The scattered Northwest protests remained largely peaceful, but a small group at the head of about 100 protesters headed for the Steele Bridge in Portland scuffled with police around 6 p.m., knocking over a police motorcycle and apparently injuring one officer.
Police quickly called in reinforcements in the form of bicycle and mounted police. Some protesters were hit with pepper spray in the skirmish as the situation quickly evolved into a standoff.
Demonstrators trying to get onto the Steele Bridge clashed with police Thursday evening. Anti-war demonstrators appeared to have heeded fliers that were passed around at Terry Schrunk Plaza urging them to participate in sit downs, blockades and other actions at strategic locations, according to the leaflets.
For the past week, warnings have been posted on an independent media Web site promising that protestors would shut down southwest Portland.
Shortly after, a large number of bicyclists from the advocacy group Critical Mass rode through areas of Portland and across the Burnside Bridge, slowing traffic there.
Closer to 7 p.m. a group of about six or eight protesters sat down in the middle of Interstate 5 in Portland before they were dragged off by police.
In Seattle, as many as 1,200 war protesters, many of them students from Seattle Central Community College and the University of Washington, marched down Seattle's Eastlake Ave. E. Thursday afternoon, paralyzing traffic along the way before arriving at Westlake Center.
Around 5 p.m., the protesters marched to the Federal Building, where they blocked off Second Ave., creating a traffic mess in the downtown area.
In Bellingham, 300 to 500 peace activists made their way onto Interstate 5, temporarily blocking freeway traffic for two miles in either direction.
The State Patrol ordered the Bellingham protesters off the freeway under threat of arrest, and they left.
Earlier Portland, anti-war demonstrators carrying placards saying No Iraq War and waving peace signs marched peacefully towards the Terry Schrunk Plaza downtown as the community joined hundreds of cities around the world in protesting an invasion of Iraq.
After a rally at Seattle's Westlake Center, protesters marched to the Federal Building and blocked off traffic on Second Ave. Many wore black, others had bandannas over their faces and still others wore gas masks.
A splinter group of anti-war activists faced off against dozens of pro-troops supporters in front of the World Trade Center at the Portland's Waterfront Park.
The two groups yelled back and forth at one another and police watched form a distance.
Many of the demonstrators were college students who walked out of classes . The one-block long column of demonstrators blocked traffic as they moved from one block to the next. They were escorted or followed by police in squad cars and on bikes.
In Kirkland, Wash., outside Seattle, a noon protest by area high school students ended peacefully.
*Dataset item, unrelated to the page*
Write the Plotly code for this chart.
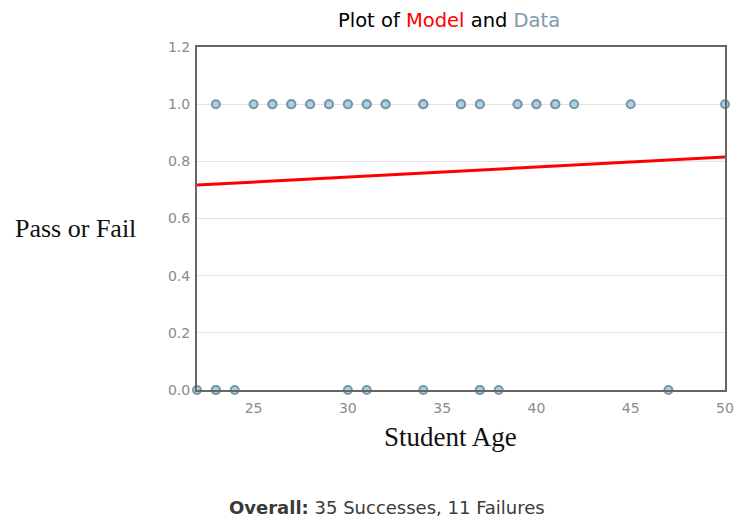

The group consisted of approximately 100 people, mostly students from various high schools.
The Seattle demonstrations involved students from as many as 20 high schools and eight colleges.
"I walked out because I'm totally against this war, and I think we should try to do this in a different way," said Lisbeth
Unterschute, 14, and a freshman at Roosevelt High School.
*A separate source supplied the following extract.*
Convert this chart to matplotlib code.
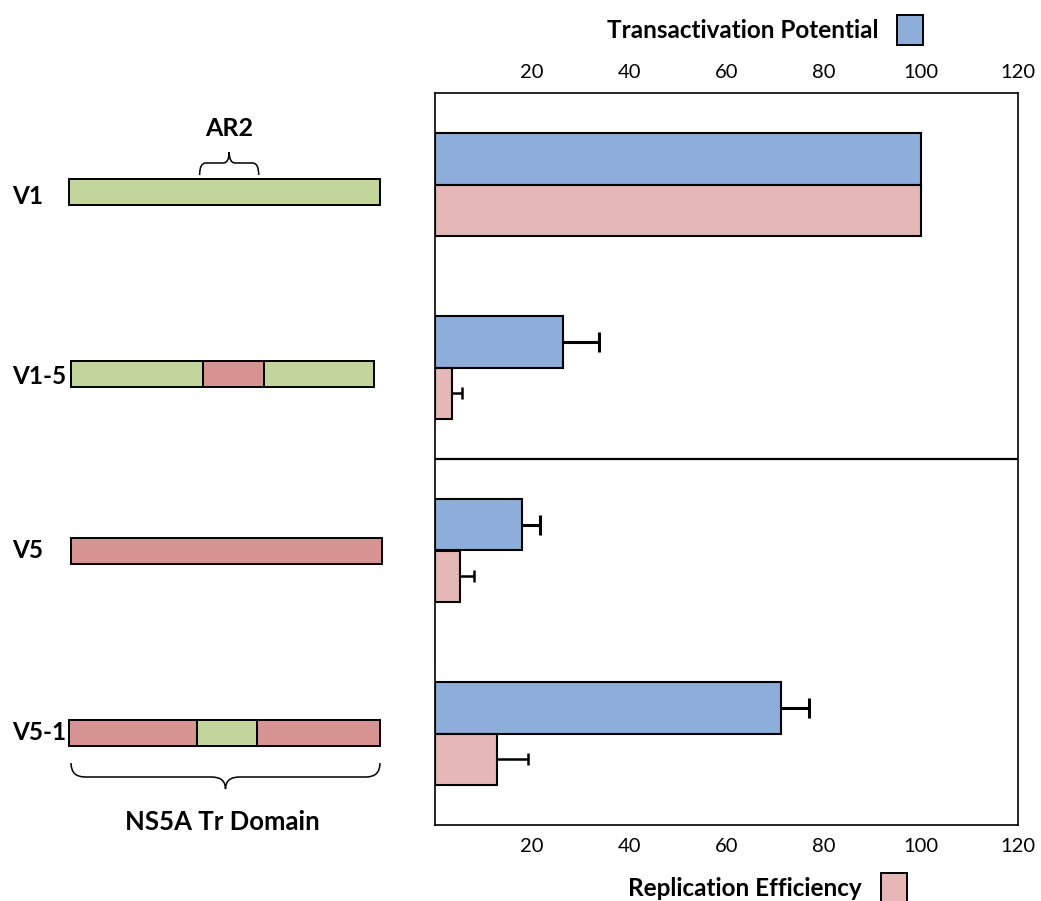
import numpy as np
import matplotlib
matplotlib.use("Agg")
import matplotlib.pyplot as plt
from matplotlib.patches import Rectangle, PathPatch
from matplotlib.path import Path

plt.rcParams['font.family'] = ['Lato', 'DejaVu Sans']

# ---- data ----
constructs = ['V1', 'V1-5', 'V5', 'V5-1']
transactivation = [100, 26.3, 18.0, 71.2]
transactivation_err = [0, 7.5, 3.6, 5.7]
replication = [100, 3.6, 5.2, 12.7]
replication_err = [0, 2.0, 2.9, 6.4]
x_ticks = [20, 40, 60, 80, 100, 120]

# chimera make-up: (source genotype, start, end) as fraction of the Tr domain
segments = {
    'V1': [('V1', 0.0, 1.0)],
    'V1-5': [('V1', 0.0, 0.435), ('V5', 0.435, 0.637), ('V1', 0.637, 1.0)],
    'V5': [('V5', 0.0, 1.0)],
    'V5-1': [('V5', 0.0, 0.412), ('V1', 0.412, 0.605), ('V5', 0.605, 1.0)],
}
ar2_region = (0.42, 0.61)

blue = '#8DAEDA'
pink = '#E5B7B6'
seg_colors = {'V1': '#C2D59B', 'V5': '#D69391'}

W, H = 1041, 901
fig = plt.figure(figsize=(W / 100, H / 100), dpi=100)

# overlay axes in pixel coords for the construct drawings and labels
ov = fig.add_axes([0, 0, 1, 1])
ov.set_xlim(0, W)
ov.set_ylim(H, 0)
ov.axis('off')

row_y = [192, 374, 551, 733]
row_x = [(69, 380), (71, 374), (71, 382), (69, 380)]
label_y = [197, 377, 551, 733]
bh = 26


def brace(ax, x0, x1, ye, ym, yt, r):
    xc = (x0 + x1) / 2
    verts = [(x0, ye), (x0, ym), (x0 + r, ym),
             (xc - r, ym),
             (xc, ym), (xc, yt),
             (xc, ym), (xc + r, ym),
             (x1 - r, ym),
             (x1, ym), (x1, ye)]
    codes = [Path.MOVETO, Path.CURVE3, Path.CURVE3,
             Path.LINETO,
             Path.CURVE3, Path.CURVE3,
             Path.CURVE3, Path.CURVE3,
             Path.LINETO,
             Path.CURVE3, Path.CURVE3]
    ax.add_patch(PathPatch(Path(verts, codes), fill=False, lw=1.1, edgecolor='black'))


for name, yc, (xl, xr), ly in zip(constructs, row_y, row_x, label_y):
    L = xr - xl
    for src, s, e in segments[name]:
        ov.add_patch(Rectangle((xl + s * L, yc - bh / 2), (e - s) * L, bh,
                               facecolor=seg_colors[src], edgecolor='black', lw=1.4))
    ov.text(12, ly, name, fontsize=17.5, fontweight='bold', ha='left', va='center')

# AR2 brace over V1
xl, xr = row_x[0]
a0 = xl + ar2_region[0] * (xr - xl)
a1 = xl + ar2_region[1] * (xr - xl)
brace(ov, a0, a1, 175, 163, 152, 6)
ov.text((a0 + a1) / 2, 129, 'AR2', fontsize=18, fontweight='bold', ha='center', va='center')

# Tr domain brace under V5-1
xl, xr = row_x[3]
brace(ov, xl + 2, xr, 763, 777, 789, 14)
ov.text((xl + xr) / 2 - 2, 822, 'NS5A Tr Domain', fontsize=18.5, fontweight='bold',
        ha='center', va='center')

# axis titles with colour keys
ov.text(743, 31, 'Transactivation Potential', fontsize=17.5, fontweight='bold',
        ha='center', va='center')
ov.add_patch(Rectangle((897, 15), 26, 30, facecolor=blue, edgecolor='black', lw=1.4))
ov.text(745, 888, 'Replication Efficiency', fontsize=17.5, fontweight='bold',
        ha='center', va='center')
ov.add_patch(Rectangle((881, 873), 26, 32, facecolor=pink, edgecolor='black', lw=1.4))

# ---- bar chart ----
ax = fig.add_axes([435 / W, 1 - 825 / H, 583 / W, 732 / H])
y = np.arange(len(constructs))
h = 0.28
ax.barh(y - h / 2, transactivation, height=h, color=blue, edgecolor='black', lw=1.5)
ax.barh(y + h / 2, replication, height=h, color=pink, edgecolor='black', lw=1.5)

# one-sided error bars, cap only at the outer end
for vals, errs, off, cap, lw in [(transactivation, transactivation_err, -h / 2, 14, 2.2),
                                 (replication, replication_err, h / 2, 9, 1.8)]:
    for i, (v, e) in enumerate(zip(vals, errs)):
        if e > 0:
            ax.plot([v, v + e], [i + off, i + off], color='black', lw=lw,
                    solid_capstyle='butt')
            ax.plot(v + e, i + off, marker='|', ms=cap, mew=lw, color='black')

ax.axhline(1.5, color='black', lw=1.6)
ax.set_xlim(0, 120)
ax.set_ylim(3.5, -0.5)
ax.set_xticks(x_ticks)
ax.set_yticks([])
ax.tick_params(axis='x', length=0, labeltop=True, labelbottom=True, labelsize=14.5, pad=9)
for sp in ax.spines.values():
    sp.set_linewidth(1.2)

fig.savefig('out.png', dpi=100)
Chanting "Money for schools, not for war" a group from Seattle Central marched up Broadway before noon before joining up with a larger group from the University of Washington.
After a rally at Seattle's Westlake Center, protesters marched to the Federal Building and blocked off traffic on Second Ave. Once at Westlake Park, the Seattle demonstrators held "die-ins" by laying down on the pavement, some covered with fake blood.
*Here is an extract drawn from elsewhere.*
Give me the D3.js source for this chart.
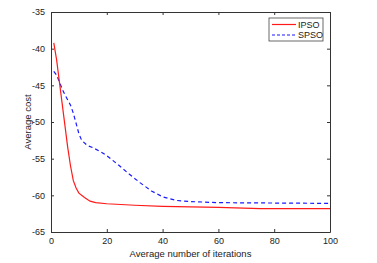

Officials from Metro transit in Seattle warned bus riders that it was impossible to know which bus stops would be affected by the demonstrations, but that several routes had been affected.
Protests against the war started early almost as soon as bombs started falling in Iraq Wednesday night. At that time, about 200 people protested outside the Federal Building in downtown Seattle and marched toward Westlake Park. Police arrested 11 protesters at Westlake Center after they refused to leave.
Anti-war protesters also briefly shut down a bridge into downtown Olympia Thursday morning. Eight protesters were arrested after chaining themselves together on the Fourth Aveneue bridge at about 9:15 a.m.
Earlier Thursday, about two dozen people braved the wind and rain for a support-the-troops rally outside Camp Murray, headquarters of the Washington National Guard and the nerve center of the State Emergency Operations Center.
War was on many people's minds as they lined up at the Spokane Arena for the first round of the NCAA basketball tournament Thursday. A few protesters were outside the arena, holding a black sheet with a peace sign.
Protests in the Northwest were peaceful compared to other parts of the country.
In San Francisco, a scuffle broke out after anti-war protesters allegedly tried to take a gun from an officer around 2 p.m. Police say p rotesters threw rocks and bottles and one officer was injured, poossibly with a broken leg. About 500 people were arrested during the protests, which started at 7 a.m.
I wonder if she had a permission slip from her parents....
They are signing their own arrest warrants. Bomb-throwing anarchists. No bombs so far.